* START DATA LINES *
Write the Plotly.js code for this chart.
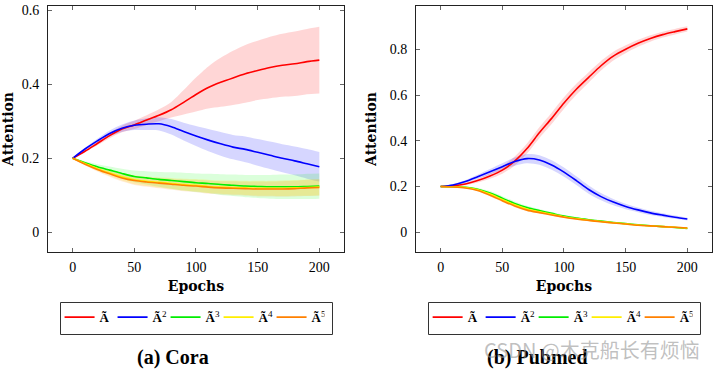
<!DOCTYPE html>
<html>
<head>
<meta charset="utf-8">
<script src="https://cdn.plot.ly/plotly-3.0.1.min.js"></script>
<style>html,body{margin:0;padding:0;background:#fff;}#chart{width:714px;height:369px;}</style>
</head>
<body>
<div id="chart"></div>
<script>
// ---- data ----
const epochs = [0,10,20,30,40,50,60,70,80,90,100,110,120,130,140,150,160,170,180,190,200];
const seriesNames = ["<b>Ã</b>", "<b>Ã</b><sup>2</sup>", "<b>Ã</b><sup>3</sup>", "<b>Ã</b><sup>4</sup>", "<b>Ã</b><sup>5</sup>"];
const seriesColors = ["#ff0000", "#0000ff", "#00ee00", "#ffee00", "#ff8000"];
const bandColors = ["rgba(255,0,0,0.16)", "rgba(0,0,255,0.16)", "rgba(0,255,0,0.14)", "rgba(255,235,0,0.2)", "rgba(255,128,0,0.14)"];

// Cora
const coraA1 = [0.200,0.219,0.240,0.261,0.279,0.290,0.303,0.316,0.331,0.351,0.372,0.391,0.405,0.417,0.428,0.437,0.445,0.451,0.455,0.461,0.465];
const coraA1Std = [0.000,0.003,0.005,0.007,0.009,0.011,0.013,0.016,0.021,0.033,0.046,0.057,0.066,0.073,0.078,0.080,0.083,0.085,0.087,0.088,0.090];
const coraA2 = [0.200,0.225,0.247,0.267,0.281,0.289,0.292,0.293,0.285,0.272,0.260,0.249,0.239,0.230,0.224,0.216,0.208,0.200,0.193,0.185,0.177];
const coraA2Std = [0.000,0.003,0.006,0.008,0.010,0.013,0.016,0.018,0.021,0.024,0.027,0.030,0.032,0.033,0.035,0.036,0.037,0.038,0.039,0.040,0.040];
const coraA3 = [0.200,0.188,0.177,0.168,0.159,0.151,0.147,0.143,0.140,0.137,0.134,0.132,0.129,0.127,0.125,0.124,0.123,0.123,0.123,0.124,0.125];
const coraA3Std = [0.000,0.004,0.007,0.010,0.013,0.016,0.018,0.020,0.022,0.024,0.025,0.026,0.028,0.029,0.030,0.031,0.032,0.033,0.033,0.034,0.034];
const coraA4 = [0.200,0.186,0.172,0.160,0.150,0.142,0.138,0.135,0.132,0.129,0.127,0.124,0.122,0.121,0.120,0.119,0.119,0.119,0.120,0.121,0.122];
const coraA4Std = [0.000,0.003,0.006,0.008,0.010,0.012,0.013,0.014,0.015,0.016,0.017,0.018,0.018,0.019,0.019,0.020,0.020,0.021,0.021,0.022,0.022];
const coraA5 = [0.200,0.184,0.170,0.158,0.147,0.140,0.136,0.133,0.130,0.127,0.125,0.122,0.120,0.119,0.118,0.117,0.117,0.117,0.118,0.120,0.121];
const coraA5Std = [0.000,0.003,0.006,0.008,0.010,0.012,0.013,0.014,0.015,0.016,0.017,0.018,0.018,0.019,0.019,0.020,0.020,0.021,0.021,0.022,0.022];

// Pubmed
const pubA1 = [0.200,0.203,0.211,0.226,0.246,0.272,0.311,0.366,0.435,0.498,0.565,0.625,0.677,0.728,0.770,0.800,0.826,0.847,0.864,0.877,0.889];
const pubA1Std = [0.002,0.003,0.005,0.008,0.012,0.016,0.020,0.022,0.024,0.025,0.025,0.024,0.023,0.021,0.019,0.017,0.015,0.014,0.013,0.012,0.011];
const pubA2 = [0.200,0.207,0.222,0.243,0.265,0.287,0.309,0.322,0.316,0.294,0.263,0.226,0.187,0.156,0.132,0.113,0.098,0.085,0.075,0.066,0.058];
const pubA2Std = [0.002,0.004,0.006,0.009,0.012,0.015,0.018,0.020,0.021,0.021,0.020,0.019,0.018,0.016,0.014,0.012,0.010,0.009,0.008,0.007,0.006];
const pubA3 = [0.200,0.199,0.197,0.188,0.172,0.149,0.126,0.108,0.095,0.083,0.071,0.062,0.055,0.049,0.043,0.038,0.033,0.029,0.025,0.021,0.017];
const pubA3Std = [0.001,0.002,0.004,0.006,0.008,0.009,0.009,0.008,0.007,0.006,0.005,0.005,0.004,0.004,0.003,0.003,0.003,0.003,0.002,0.002,0.002];
const pubA4 = [0.200,0.199,0.196,0.186,0.167,0.143,0.120,0.102,0.090,0.079,0.068,0.060,0.053,0.047,0.042,0.037,0.032,0.028,0.025,0.022,0.018];
const pubA4Std = [0.001,0.002,0.003,0.004,0.005,0.005,0.005,0.005,0.004,0.004,0.004,0.003,0.003,0.003,0.003,0.002,0.002,0.002,0.002,0.002,0.002];
const pubA5 = [0.200,0.198,0.194,0.183,0.162,0.138,0.115,0.097,0.086,0.076,0.066,0.058,0.052,0.046,0.041,0.036,0.031,0.028,0.025,0.022,0.019];
const pubA5Std = [0.001,0.002,0.003,0.004,0.005,0.005,0.005,0.005,0.004,0.004,0.004,0.003,0.003,0.003,0.003,0.002,0.002,0.002,0.002,0.002,0.002];

const coraMeans = [coraA1, coraA2, coraA3, coraA4, coraA5];
const coraStds = [coraA1Std, coraA2Std, coraA3Std, coraA4Std, coraA5Std];
const pubMeans = [pubA1, pubA2, pubA3, pubA4, pubA5];
const pubStds = [pubA1Std, pubA2Std, pubA3Std, pubA4Std, pubA5Std];

// ---- traces ----
function buildTraces(means, stds, xa, ya, legendId) {
  const bands = [], lines = [];
  means.forEach((m, i) => {
    const upper = m.map((v, k) => v + stds[i][k]);
    const lower = m.map((v, k) => v - stds[i][k]);
    bands.push({
      x: epochs, y: lower, xaxis: xa, yaxis: ya, type: 'scatter', mode: 'lines',
      line: {width: 0, shape: 'spline', smoothing: 0.8, color: 'rgba(0,0,0,0)'},
      hoverinfo: 'skip', showlegend: false
    });
    bands.push({
      x: epochs, y: upper, xaxis: xa, yaxis: ya, type: 'scatter', mode: 'lines',
      fill: 'tonexty', fillcolor: bandColors[i],
      line: {width: 0, shape: 'spline', smoothing: 0.8, color: 'rgba(0,0,0,0)'},
      hoverinfo: 'skip', showlegend: false
    });
  });
  means.forEach((m, i) => {
    lines.push({
      x: epochs, y: m, xaxis: xa, yaxis: ya, type: 'scatter', mode: 'lines',
      name: seriesNames[i], legend: legendId,
      line: {color: seriesColors[i], width: 1.6, shape: 'spline', smoothing: 0.8}
    });
  });
  return bands.concat(lines);
}

const traces = buildTraces(coraMeans, coraStds, 'x', 'y', 'legend')
  .concat(buildTraces(pubMeans, pubStds, 'x2', 'y2', 'legend2'));

const tickFont = {family: 'Liberation Serif, serif', size: 14, color: '#000'};
const titleFont = {family: 'DejaVu Serif, serif', size: 14, color: '#000', weight: 'bold'};

function xAxis(domain, anchor) {
  return {
    domain: domain, anchor: anchor, range: [-20, 220],
    tickvals: [0, 50, 100, 150, 200], ticks: 'inside', ticklen: 4, tickcolor: '#666',
    showline: true, linecolor: '#222', linewidth: 1, mirror: 'ticks',
    showgrid: false, zeroline: false, tickfont: tickFont, ticklabelstandoff: 2,
    title: {text: '<b>Epochs</b>', font: titleFont, standoff: 7}
  };
}
function yAxis(range, tickvals, anchor, standoff) {
  return {
    domain: [0.3171, 0.9837], anchor: anchor, range: range,
    tickvals: tickvals, ticks: 'inside', ticklen: 4, tickcolor: '#666',
    showline: true, linecolor: '#222', linewidth: 1, mirror: 'ticks',
    showgrid: false, zeroline: false, tickfont: tickFont, ticklabelstandoff: 5,
    title: {text: '<b>Attention</b>', font: titleFont, standoff: standoff}
  };
}

const legendBase = {
  orientation: 'h', yanchor: 'top', xanchor: 'center', y: 0.181,
  bgcolor: 'rgba(0,0,0,0)', borderwidth: 0,
  font: {family: 'Liberation Serif, serif', size: 13, color: '#000'},
  itemwidth: 30, tracegroupgap: 0, traceorder: 'normal',
  entrywidth: 8, entrywidthmode: 'pixels'
};

// legend frames (pixel rectangles converted to paper fractions)
function frame(x0, x1, y0, y1) {
  return {type: 'rect', xref: 'paper', yref: 'paper',
    x0: x0 / 714, x1: x1 / 714, y0: 1 - y1 / 369, y1: 1 - y0 / 369,
    line: {color: '#333', width: 1}, fillcolor: 'rgba(0,0,0,0)', layer: 'above'};
}

const layout = {
  width: 714, height: 369,
  margin: {l: 0, r: 0, t: 0, b: 0},
  paper_bgcolor: '#fff', plot_bgcolor: '#fff',
  showlegend: true,
  xaxis: xAxis([0.0672, 0.4818], 'y'),
  yaxis: yAxis([-0.053, 0.611], [0, 0.2, 0.4, 0.6], 'x', 9),
  xaxis2: xAxis([0.5826, 0.9972], 'y2'),
  yaxis2: yAxis([-0.086, 0.989], [0, 0.2, 0.4, 0.6, 0.8], 'x2', 9),
  legend: Object.assign({}, legendBase, {x: 0.2690}),
  legend2: Object.assign({}, legendBase, {x: 0.7845}),
  shapes: [frame(60.5, 332.5, 302.5, 334.5), frame(428.5, 700.5, 302.5, 334.5)],
  annotations: [
    {text: '<b>(a) Cora</b>', xref: 'paper', yref: 'paper', x: 0.2423, y: 0.03, xanchor: 'center', yanchor: 'middle', showarrow: false,
     font: {family: 'Liberation Serif, serif', size: 20, color: '#000'}},
    {text: '<b>(b) Pubmed</b>', xref: 'paper', yref: 'paper', x: 0.7535, y: 0.03, xanchor: 'center', yanchor: 'middle', showarrow: false,
     font: {family: 'Liberation Serif, serif', size: 20, color: '#000'}},
    {text: 'CSDN @木克船长有烦恼', xref: 'paper', yref: 'paper', x: 0.829, y: 0.052, xanchor: 'center', yanchor: 'middle', showarrow: false,
     font: {family: 'Noto Sans CJK SC, sans-serif', size: 20, color: 'rgba(150,150,150,0.6)'}}
  ]
};

Plotly.newPlot('chart', traces, layout, {staticPlot: true, displayModeBar: false});
</script>
</body>
</html>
* END DATA LINES *
» THE TASK
Copy out all lines above that include the string "chart".

» SOLUTION
Write the Plotly.js code for this chart.
<style>html,body{margin:0;padding:0;background:#fff;}#chart{width:714px;height:369px;}</style>
<div id="chart"></div>
Plotly.newPlot('chart', traces, layout, {staticPlot: true, displayModeBar: false});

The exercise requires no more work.